→ Problem requirements
Check each line below for the word "this", and copy those that have it.
═════ Extracted records ═════
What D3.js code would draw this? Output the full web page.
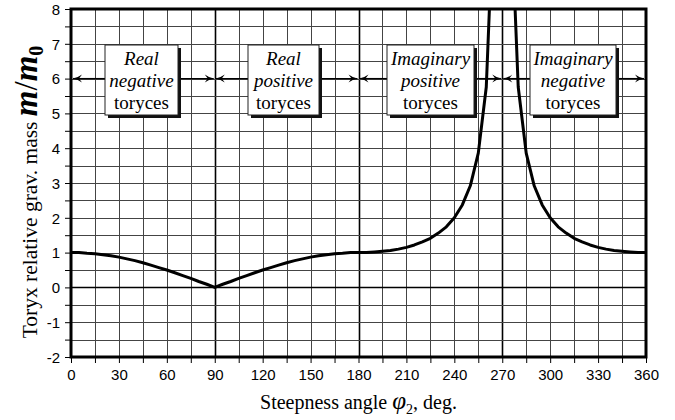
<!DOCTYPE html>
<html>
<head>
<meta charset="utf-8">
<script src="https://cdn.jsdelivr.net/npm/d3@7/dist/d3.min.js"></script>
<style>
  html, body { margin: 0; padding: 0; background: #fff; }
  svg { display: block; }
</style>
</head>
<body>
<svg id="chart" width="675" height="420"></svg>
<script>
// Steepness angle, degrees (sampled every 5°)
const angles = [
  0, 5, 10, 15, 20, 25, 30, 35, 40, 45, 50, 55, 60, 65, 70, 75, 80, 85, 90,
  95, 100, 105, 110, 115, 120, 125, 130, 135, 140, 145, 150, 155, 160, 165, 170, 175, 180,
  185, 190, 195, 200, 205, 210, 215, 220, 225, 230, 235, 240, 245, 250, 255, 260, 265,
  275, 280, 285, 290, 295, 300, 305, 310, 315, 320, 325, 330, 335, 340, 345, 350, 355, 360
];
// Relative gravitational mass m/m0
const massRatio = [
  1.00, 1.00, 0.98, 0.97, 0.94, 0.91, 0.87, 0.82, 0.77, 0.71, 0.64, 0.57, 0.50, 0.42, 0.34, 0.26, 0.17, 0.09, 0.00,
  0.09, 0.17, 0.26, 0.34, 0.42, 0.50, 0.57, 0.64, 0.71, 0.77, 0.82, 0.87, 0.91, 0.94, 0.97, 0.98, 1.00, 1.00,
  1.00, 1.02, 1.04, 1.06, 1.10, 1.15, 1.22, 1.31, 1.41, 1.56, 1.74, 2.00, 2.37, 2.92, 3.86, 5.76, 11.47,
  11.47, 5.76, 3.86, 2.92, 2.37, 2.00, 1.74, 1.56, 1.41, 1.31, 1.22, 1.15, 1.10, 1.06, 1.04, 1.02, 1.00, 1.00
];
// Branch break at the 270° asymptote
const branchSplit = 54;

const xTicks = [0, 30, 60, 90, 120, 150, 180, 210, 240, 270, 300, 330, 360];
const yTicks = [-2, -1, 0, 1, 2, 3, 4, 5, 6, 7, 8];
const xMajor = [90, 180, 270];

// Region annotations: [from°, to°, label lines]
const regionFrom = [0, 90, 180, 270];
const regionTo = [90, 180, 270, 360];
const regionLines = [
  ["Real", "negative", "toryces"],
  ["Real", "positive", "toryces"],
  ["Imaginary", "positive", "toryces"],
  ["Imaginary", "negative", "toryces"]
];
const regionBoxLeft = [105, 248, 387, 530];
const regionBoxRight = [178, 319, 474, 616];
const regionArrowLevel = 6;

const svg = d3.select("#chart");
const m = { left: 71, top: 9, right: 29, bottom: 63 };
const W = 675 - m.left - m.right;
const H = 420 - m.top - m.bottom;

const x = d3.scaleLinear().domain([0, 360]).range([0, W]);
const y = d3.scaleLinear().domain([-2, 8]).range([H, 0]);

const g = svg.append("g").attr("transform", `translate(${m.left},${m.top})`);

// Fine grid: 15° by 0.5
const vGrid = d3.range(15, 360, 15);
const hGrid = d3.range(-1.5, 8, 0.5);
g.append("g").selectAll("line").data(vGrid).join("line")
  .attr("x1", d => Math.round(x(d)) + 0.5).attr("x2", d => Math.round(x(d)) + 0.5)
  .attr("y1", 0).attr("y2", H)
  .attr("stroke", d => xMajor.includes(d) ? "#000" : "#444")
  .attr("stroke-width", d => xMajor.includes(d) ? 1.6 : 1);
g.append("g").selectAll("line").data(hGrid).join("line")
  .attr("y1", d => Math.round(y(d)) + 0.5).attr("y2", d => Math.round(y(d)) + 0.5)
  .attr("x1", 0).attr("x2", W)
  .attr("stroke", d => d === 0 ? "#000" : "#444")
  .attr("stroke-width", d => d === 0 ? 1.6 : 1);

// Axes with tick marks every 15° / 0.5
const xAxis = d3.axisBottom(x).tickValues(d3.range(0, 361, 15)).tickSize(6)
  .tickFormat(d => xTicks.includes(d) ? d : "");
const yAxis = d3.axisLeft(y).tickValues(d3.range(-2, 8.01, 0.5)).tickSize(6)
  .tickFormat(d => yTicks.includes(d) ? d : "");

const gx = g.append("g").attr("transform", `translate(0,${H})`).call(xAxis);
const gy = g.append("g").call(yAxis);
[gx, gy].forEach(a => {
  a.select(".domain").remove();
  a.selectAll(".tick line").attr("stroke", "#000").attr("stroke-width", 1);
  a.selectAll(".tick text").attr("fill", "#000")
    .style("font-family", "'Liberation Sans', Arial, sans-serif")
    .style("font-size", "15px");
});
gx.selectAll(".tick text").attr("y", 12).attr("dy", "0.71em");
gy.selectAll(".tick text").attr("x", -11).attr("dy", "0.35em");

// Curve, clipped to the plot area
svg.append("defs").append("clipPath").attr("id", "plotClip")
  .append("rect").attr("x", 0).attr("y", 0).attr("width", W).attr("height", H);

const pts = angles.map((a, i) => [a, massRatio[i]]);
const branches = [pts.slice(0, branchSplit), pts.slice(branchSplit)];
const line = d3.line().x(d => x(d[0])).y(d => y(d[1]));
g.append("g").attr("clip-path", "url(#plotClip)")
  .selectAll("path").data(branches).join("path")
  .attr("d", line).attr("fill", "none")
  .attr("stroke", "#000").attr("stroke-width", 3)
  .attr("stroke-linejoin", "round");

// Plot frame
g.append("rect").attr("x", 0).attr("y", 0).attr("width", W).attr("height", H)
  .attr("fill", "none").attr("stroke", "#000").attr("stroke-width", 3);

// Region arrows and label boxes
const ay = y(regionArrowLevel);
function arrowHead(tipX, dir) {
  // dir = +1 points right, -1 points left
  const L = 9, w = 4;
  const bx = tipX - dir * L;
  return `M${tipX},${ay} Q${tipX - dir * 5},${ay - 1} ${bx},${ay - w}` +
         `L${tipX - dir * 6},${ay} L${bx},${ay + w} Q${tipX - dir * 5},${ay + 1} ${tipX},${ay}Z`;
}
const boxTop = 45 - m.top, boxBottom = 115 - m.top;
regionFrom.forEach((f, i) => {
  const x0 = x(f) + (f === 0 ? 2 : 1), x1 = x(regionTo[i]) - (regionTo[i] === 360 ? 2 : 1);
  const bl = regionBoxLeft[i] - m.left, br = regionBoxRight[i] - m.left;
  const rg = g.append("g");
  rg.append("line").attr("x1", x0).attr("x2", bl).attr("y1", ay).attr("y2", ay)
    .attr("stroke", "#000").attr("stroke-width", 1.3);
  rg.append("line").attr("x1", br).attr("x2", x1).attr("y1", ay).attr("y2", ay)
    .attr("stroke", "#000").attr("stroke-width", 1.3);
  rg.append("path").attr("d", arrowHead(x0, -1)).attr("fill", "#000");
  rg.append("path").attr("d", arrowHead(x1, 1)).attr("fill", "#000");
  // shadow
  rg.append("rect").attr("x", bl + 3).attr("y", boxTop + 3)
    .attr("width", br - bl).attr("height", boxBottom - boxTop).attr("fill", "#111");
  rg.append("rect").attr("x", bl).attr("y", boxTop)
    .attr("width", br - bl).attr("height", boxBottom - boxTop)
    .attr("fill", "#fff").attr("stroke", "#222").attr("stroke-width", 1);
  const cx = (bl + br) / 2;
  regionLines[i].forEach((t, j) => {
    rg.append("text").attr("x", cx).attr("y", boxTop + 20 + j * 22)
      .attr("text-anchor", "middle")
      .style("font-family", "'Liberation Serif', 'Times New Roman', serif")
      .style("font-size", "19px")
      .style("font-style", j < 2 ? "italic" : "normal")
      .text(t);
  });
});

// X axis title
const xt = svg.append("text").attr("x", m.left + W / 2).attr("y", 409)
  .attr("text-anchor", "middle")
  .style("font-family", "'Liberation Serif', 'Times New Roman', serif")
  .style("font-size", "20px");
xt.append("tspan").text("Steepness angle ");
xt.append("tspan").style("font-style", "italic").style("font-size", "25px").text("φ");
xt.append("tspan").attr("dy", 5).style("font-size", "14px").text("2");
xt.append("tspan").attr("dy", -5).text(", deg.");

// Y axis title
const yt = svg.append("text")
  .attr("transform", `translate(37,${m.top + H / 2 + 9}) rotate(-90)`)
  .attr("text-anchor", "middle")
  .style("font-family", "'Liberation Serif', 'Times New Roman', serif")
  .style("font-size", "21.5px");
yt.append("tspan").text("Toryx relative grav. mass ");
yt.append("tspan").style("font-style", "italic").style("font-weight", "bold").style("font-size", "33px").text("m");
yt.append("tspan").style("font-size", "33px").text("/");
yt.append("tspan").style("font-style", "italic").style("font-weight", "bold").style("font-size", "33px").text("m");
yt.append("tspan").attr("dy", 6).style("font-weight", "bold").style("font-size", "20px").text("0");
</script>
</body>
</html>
═════
═════ Extracted records ═════
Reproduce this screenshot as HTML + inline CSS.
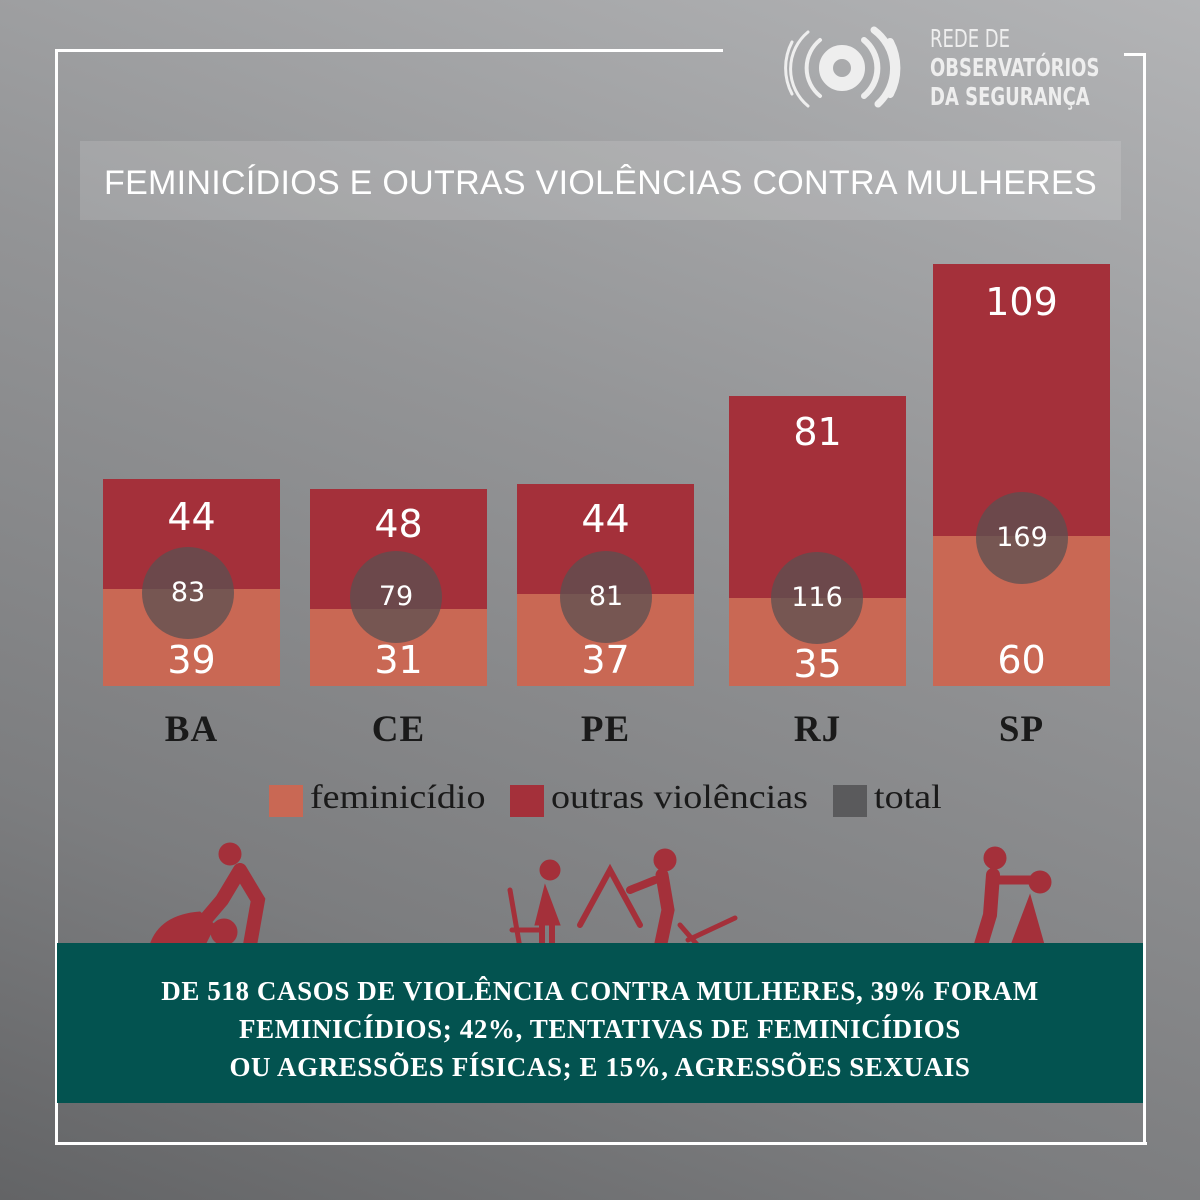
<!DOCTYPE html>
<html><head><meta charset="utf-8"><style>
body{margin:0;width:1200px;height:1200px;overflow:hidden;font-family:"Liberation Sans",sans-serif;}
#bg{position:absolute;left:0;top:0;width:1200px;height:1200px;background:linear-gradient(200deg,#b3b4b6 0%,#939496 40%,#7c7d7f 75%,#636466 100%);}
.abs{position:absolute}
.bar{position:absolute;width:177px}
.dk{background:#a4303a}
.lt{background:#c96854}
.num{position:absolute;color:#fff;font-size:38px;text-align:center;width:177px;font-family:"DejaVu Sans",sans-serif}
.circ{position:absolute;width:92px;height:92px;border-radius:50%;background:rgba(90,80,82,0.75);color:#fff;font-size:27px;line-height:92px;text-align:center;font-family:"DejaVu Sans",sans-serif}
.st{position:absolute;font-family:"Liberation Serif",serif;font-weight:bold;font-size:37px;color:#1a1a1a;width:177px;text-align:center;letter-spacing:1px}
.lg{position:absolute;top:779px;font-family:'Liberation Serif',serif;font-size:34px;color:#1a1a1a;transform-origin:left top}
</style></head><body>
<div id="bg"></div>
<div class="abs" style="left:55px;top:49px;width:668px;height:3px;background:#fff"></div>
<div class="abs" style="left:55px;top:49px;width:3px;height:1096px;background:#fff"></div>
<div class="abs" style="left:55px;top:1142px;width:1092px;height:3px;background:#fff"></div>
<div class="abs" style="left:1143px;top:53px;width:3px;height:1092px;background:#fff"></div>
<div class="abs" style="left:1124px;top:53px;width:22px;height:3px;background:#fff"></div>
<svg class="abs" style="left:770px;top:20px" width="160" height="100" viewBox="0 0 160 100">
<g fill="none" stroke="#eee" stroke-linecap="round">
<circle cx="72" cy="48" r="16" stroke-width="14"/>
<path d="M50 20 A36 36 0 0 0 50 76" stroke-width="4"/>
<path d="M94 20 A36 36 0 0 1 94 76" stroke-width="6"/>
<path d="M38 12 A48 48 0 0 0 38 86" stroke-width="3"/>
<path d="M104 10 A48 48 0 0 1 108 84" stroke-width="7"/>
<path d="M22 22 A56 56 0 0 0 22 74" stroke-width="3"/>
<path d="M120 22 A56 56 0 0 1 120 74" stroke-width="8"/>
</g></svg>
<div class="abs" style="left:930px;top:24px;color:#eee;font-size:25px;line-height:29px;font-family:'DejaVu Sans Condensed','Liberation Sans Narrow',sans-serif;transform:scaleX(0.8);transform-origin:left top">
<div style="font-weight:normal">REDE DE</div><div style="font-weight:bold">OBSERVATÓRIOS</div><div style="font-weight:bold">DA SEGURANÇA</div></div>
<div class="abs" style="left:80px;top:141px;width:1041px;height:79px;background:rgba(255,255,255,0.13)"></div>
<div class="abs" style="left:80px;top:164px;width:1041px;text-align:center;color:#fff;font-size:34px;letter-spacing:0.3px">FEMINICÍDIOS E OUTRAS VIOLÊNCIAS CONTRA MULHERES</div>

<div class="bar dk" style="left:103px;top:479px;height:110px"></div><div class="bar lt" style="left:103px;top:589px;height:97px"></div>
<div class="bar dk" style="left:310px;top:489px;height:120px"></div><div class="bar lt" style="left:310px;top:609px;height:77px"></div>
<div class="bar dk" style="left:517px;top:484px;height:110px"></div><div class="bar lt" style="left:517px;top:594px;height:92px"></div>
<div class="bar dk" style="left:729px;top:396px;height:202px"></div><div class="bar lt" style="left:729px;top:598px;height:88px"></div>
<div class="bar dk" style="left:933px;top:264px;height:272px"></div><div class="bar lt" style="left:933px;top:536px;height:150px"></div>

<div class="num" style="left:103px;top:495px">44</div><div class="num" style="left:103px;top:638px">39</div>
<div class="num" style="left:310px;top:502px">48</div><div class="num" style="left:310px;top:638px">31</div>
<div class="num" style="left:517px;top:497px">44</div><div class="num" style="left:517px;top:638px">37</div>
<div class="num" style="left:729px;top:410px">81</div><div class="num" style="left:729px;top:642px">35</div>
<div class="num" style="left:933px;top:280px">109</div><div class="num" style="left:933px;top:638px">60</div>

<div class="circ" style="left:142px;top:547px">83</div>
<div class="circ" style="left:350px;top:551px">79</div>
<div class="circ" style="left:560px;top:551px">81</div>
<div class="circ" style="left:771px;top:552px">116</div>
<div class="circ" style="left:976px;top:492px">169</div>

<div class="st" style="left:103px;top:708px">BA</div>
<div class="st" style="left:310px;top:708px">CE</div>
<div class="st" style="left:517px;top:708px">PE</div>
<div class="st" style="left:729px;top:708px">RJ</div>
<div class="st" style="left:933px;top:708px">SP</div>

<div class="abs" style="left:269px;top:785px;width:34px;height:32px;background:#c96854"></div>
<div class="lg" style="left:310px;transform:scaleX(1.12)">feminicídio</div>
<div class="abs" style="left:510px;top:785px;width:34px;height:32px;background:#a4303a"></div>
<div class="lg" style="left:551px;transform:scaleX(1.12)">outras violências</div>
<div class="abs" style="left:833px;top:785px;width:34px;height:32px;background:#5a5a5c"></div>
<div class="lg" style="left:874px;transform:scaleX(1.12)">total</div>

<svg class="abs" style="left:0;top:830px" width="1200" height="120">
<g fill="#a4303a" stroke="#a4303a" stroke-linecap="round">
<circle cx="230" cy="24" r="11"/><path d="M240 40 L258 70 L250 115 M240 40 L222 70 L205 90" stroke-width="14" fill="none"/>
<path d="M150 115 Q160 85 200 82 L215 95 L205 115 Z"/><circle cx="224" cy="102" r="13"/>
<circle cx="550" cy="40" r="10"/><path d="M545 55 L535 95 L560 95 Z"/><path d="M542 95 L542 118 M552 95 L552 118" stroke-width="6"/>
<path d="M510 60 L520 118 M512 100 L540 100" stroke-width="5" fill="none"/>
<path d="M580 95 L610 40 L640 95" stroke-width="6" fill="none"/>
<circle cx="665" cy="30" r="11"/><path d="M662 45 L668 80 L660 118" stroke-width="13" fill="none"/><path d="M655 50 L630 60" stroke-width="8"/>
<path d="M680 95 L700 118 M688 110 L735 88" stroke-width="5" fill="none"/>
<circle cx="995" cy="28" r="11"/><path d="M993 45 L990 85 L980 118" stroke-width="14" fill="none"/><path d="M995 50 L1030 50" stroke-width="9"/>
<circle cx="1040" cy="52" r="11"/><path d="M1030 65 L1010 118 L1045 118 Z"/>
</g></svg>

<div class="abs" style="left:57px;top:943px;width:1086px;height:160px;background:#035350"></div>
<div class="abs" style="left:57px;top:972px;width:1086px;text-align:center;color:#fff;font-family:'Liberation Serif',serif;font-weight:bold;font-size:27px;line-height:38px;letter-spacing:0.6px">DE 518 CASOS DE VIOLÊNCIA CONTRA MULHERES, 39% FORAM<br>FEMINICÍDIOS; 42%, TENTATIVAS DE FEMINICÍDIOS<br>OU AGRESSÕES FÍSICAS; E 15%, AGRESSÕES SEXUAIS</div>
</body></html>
═════
→ The completed task
What D3.js code would draw this? Output the full web page.
Reproduce this screenshot as HTML + inline CSS.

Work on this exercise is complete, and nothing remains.